The Dr. Brain series proved that you could sell a game to parents as "educational" while making a game that kids actually wanted to play because it was a legitimate challenge. It bridged the gap between the classroom and the living room in a way that hasn't really been replicated since.

How to play the Dr. Brain PC game series today

If you're feeling nostalgic, or if you want to show a kid what real difficulty looks like, you can't just go buy these on Steam (unfortunately). But they aren't lost to time.

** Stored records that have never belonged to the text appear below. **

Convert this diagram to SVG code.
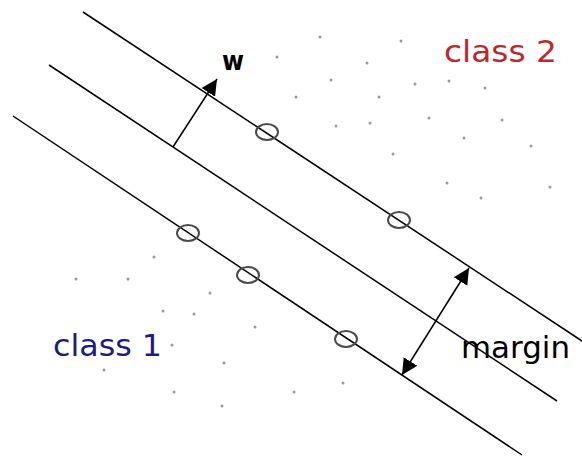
<svg xmlns="http://www.w3.org/2000/svg" width="582" height="457" viewBox="0 0 582 457">
<style>
.hp{stroke:#000;stroke-width:1.5;fill:none}
.sv{fill:none;stroke:#4a4a4a;stroke-width:2}
.dot{fill:#999}
.arr{stroke:#000;stroke-width:1.5;fill:none}
.lbl{font-family:"DejaVu Sans","Verdana",sans-serif}
</style>
<defs>
<marker id="ah" markerUnits="userSpaceOnUse" markerWidth="18" markerHeight="18" refX="16" refY="8" orient="auto-start-reverse" viewBox="0 0 18 16">
<path d="M0,0 L16,8 L0,16 z" fill="#000"/>
</marker>
</defs>
<rect width="582" height="457" fill="#fff"/>
<g id="points">
<circle class="dot" cx="320" cy="37" r="1.5"/>
<circle class="dot" cx="401" cy="41" r="1.5"/>
<circle class="dot" cx="367" cy="63" r="1.5"/>
<circle class="dot" cx="331" cy="80" r="1.5"/>
<circle class="dot" cx="415" cy="84" r="1.5"/>
<circle class="dot" cx="449" cy="81" r="1.5"/>
<circle class="dot" cx="485" cy="88" r="1.5"/>
<circle class="dot" cx="296" cy="97" r="1.5"/>
<circle class="dot" cx="379" cy="97" r="1.5"/>
<circle class="dot" cx="336" cy="126" r="1.5"/>
<circle class="dot" cx="370" cy="123" r="1.5"/>
<circle class="dot" cx="429" cy="118" r="1.5"/>
<circle class="dot" cx="502" cy="120" r="1.5"/>
<circle class="dot" cx="464" cy="138" r="1.5"/>
<circle class="dot" cx="531" cy="146" r="1.5"/>
<circle class="dot" cx="393" cy="154" r="1.5"/>
<circle class="dot" cx="447" cy="183" r="1.5"/>
<circle class="dot" cx="481" cy="198" r="1.5"/>
<circle class="dot" cx="550" cy="187" r="1.5"/>
<circle class="dot" cx="277" cy="57" r="1.5"/>
<circle class="dot" cx="154" cy="257" r="1.5"/>
<circle class="dot" cx="76" cy="279" r="1.5"/>
<circle class="dot" cx="128" cy="279" r="1.5"/>
<circle class="dot" cx="210" cy="293" r="1.5"/>
<circle class="dot" cx="163" cy="311" r="1.5"/>
<circle class="dot" cx="194" cy="314" r="1.5"/>
<circle class="dot" cx="255" cy="327" r="1.5"/>
<circle class="dot" cx="172" cy="345" r="1.5"/>
<circle class="dot" cx="104" cy="370" r="1.5"/>
<circle class="dot" cx="224" cy="363" r="1.5"/>
<circle class="dot" cx="174" cy="392" r="1.5"/>
<circle class="dot" cx="222" cy="406" r="1.5"/>
<circle class="dot" cx="294" cy="392" r="1.5"/>
<circle class="dot" cx="343" cy="383" r="1.5"/>
</g>
<g id="hyperplanes">
<line id="plane-top" class="hp" x1="83" y1="12" x2="582" y2="341"/>
<line id="plane-mid" class="hp" x1="49" y1="65" x2="557" y2="401"/>
<line id="plane-bottom" class="hp" x1="13" y1="116" x2="522" y2="455"/>
</g>
<g id="support-vectors">
<ellipse class="sv" cx="267" cy="132" rx="11" ry="8"/>
<ellipse class="sv" cx="399" cy="220" rx="11" ry="8"/>
<ellipse class="sv" cx="188" cy="233" rx="11" ry="8"/>
<ellipse class="sv" cx="248" cy="275" rx="11" ry="8"/>
<ellipse class="sv" cx="346" cy="339" rx="11" ry="8"/>
</g>
<g id="connectors">
<line id="w-arrow" class="arr" x1="173" y1="147" x2="217" y2="79" marker-end="url(#ah)"/>
<line id="margin-arrow" class="arr" x1="402" y1="375" x2="469" y2="268" marker-start="url(#ah)" marker-end="url(#ah)"/>
</g>
<g id="labels">
<text id="w-label" class="lbl" x="222" y="70" font-size="26" font-weight="bold" fill="#000" textLength="22" lengthAdjust="spacingAndGlyphs">w</text>
<text id="class2" class="lbl" x="444" y="62" font-size="31" fill="#c0262e" textLength="113" lengthAdjust="spacingAndGlyphs">class 2</text>
<text id="class1" class="lbl" x="53" y="356" font-size="31" fill="#1c1c84" textLength="109" lengthAdjust="spacingAndGlyphs">class 1</text>
<text id="margin" class="lbl" x="461" y="358" font-size="30" fill="#000" textLength="109" lengthAdjust="spacingAndGlyphs">margin</text>
</g>
</svg>
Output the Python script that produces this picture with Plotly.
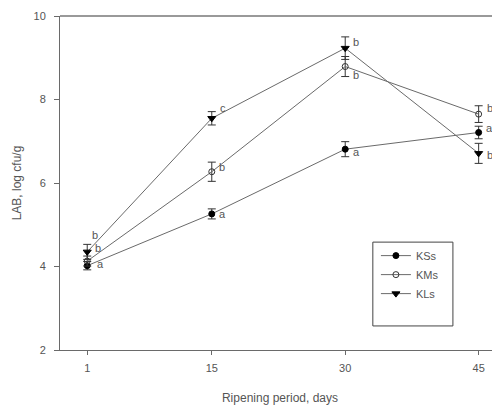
import plotly.graph_objects as go

days = [1, 15, 30, 45]
series_names = ["KSs", "KMs", "KLs"]
kss = [4.02, 5.26, 6.81, 7.21]
kms = [4.13, 6.27, 8.79, 7.65]
kls = [4.35, 7.55, 9.23, 6.71]
kss_err = [0.10, 0.12, 0.18, 0.15]
kms_err = [0.12, 0.23, 0.24, 0.20]
kls_err = [0.18, 0.16, 0.27, 0.24]
kss_letters = ["a", "a", "a", "a"]
kms_letters = ["b", "b", "b", "b"]
kls_letters = ["b", "c", "b", "b"]

x_ticks = [1, 15, 30, 45]
y_ticks = [2, 4, 6, 8, 10]

# label pixel offsets (style)
offsets = {
    "KSs": [(13, 2), (11, 0), (11, -3), (11, 4)],
    "KMs": [(11, 13), (10, 5), (11, -8), (11, 6)],
    "KLs": [(8, 17), (11, 10), (11, 6), (11, -2)],
}

line_col = "#6a6a6a"
txt_col = "#555555"
font_fam = "Liberation Sans, Arial, sans-serif"

fig = go.Figure()
specs = [
    ("KSs", kss, kss_err, kss_letters, dict(symbol="circle", size=6, color="black",
                                          line=dict(color="black", width=1))),
    ("KMs", kms, kms_err, kms_letters, dict(symbol="circle-open", size=6, color="#333333",
                                          line=dict(color="#333333", width=1))),
    ("KLs", kls, kls_err, kls_letters, dict(symbol="triangle-down", size=7, color="black",
                                          line=dict(color="black", width=1))),
]

for name, ys, errs, letters, mk in specs:
    fig.add_trace(go.Scatter(
        x=days, y=ys, name=name, mode="lines+markers",
        line=dict(color=line_col, width=1),
        marker=mk,
        error_y=dict(type="data", array=errs, visible=True, color="#333333",
                     thickness=1, width=4),
    ))
    for i, (xv, yv, lab) in enumerate(zip(days, ys, letters)):
        dx, dy = offsets[name][i]
        fig.add_annotation(x=xv, y=yv, text=lab, showarrow=False,
                           xshift=dx, yshift=dy,
                           font=dict(family=font_fam, size=11, color=txt_col))

# top border line
fig.add_shape(type="line", xref="paper", yref="paper", x0=0, x1=1, y0=1, y1=1,
              line=dict(color="#999999", width=2))
# legend box
fig.add_shape(type="rect", xref="paper", yref="paper",
              x0=0.711, x1=0.893, y0=0.072, y1=0.323,
              line=dict(color="#444444", width=1), fillcolor="rgba(0,0,0,0)")

fig.update_layout(
    width=500, height=406,
    margin=dict(l=52, r=8, t=8, b=64, autoexpand=False),
    paper_bgcolor="white", plot_bgcolor="white",
    font=dict(family=font_fam, size=11, color=txt_col),
    showlegend=True,
    legend=dict(x=0.718, y=0.326, xanchor="left", yanchor="top",
                bgcolor="rgba(0,0,0,0)", borderwidth=0,
                font=dict(family=font_fam, size=11, color=txt_col),
                itemwidth=30, tracegroupgap=0),
    xaxis=dict(range=[-2.06, 47.4], tickvals=x_ticks, ticktext=[str(t) for t in x_ticks],
               automargin=False,
               showgrid=False, zeroline=False, showline=True, linecolor=line_col,
               linewidth=1, ticks="outside", ticklen=4, tickcolor=line_col,
               ticklabelstandoff=4,
               title=dict(text="Ripening period, days", standoff=20,
                          font=dict(size=12, color=txt_col)),
               tickfont=dict(size=11, color=txt_col)),
    yaxis=dict(range=[2, 10], tickvals=y_ticks, showgrid=False, zeroline=False,
               automargin=False,
               showline=True, linecolor=line_col, linewidth=1,
               ticks="outside", ticklen=5, tickcolor=line_col,
               ticklabelstandoff=6,
               title=dict(text="LAB, log cfu/g", standoff=9,
                          font=dict(size=12, color=txt_col)),
               tickfont=dict(size=11, color=txt_col)),
)

fig.write_html("out.html")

  1. DOSBox is your best friend. The original Castle and Island runs perfectly on DOSBox. You’ll need the original files, which are often found on "abandonware" sites (be careful and use your best judgment regarding the legality in your jurisdiction).
  2. ScummVM support. Most of the early Dr. Brain games are supported by ScummVM. This is often a better experience than raw DOSBox because it handles sound drivers and scaling much more gracefully.
  3. Archive.org. The Internet Archive actually has "The Castle of Dr. Brain" playable directly in your browser. No setup required. It’s a great way to kill 20 minutes and realize your brain has significantly decayed since 1992.
  4. Physical copies. If you're a collector, the big box versions of these games are still floating around on eBay. Just be warned: 3.5-inch floppies don't have an infinite shelf life. "Bit rot" is a real thing.

To get the most out of these games today, turn off your phone. Don't look up a walkthrough. Give yourself an hour to just sit with a puzzle. The "aha!" moment is the entire point of the experience.

Actionable steps for the modern puzzle fan

  • Download ScummVM: It is the gold standard for running 90s Sierra titles on modern Windows, Mac, or Linux systems.
  • Seek out "Logic Puzzles": If you miss the Dr. Brain vibe, look into "Zachtronics" games like EXAPUNKS or SHENZHEN I/O. They are the spiritual successors for the modern age, focusing on engineering and logic.
  • Check the Internet Archive: Search for the "Sierra On-Line" collection to find the browser-playable versions of the early 90s library.
  • Introduce a kid to "Standard" mode: Don't start them on Novice. Let them see that a game can be a hurdle to clear, not just a distraction.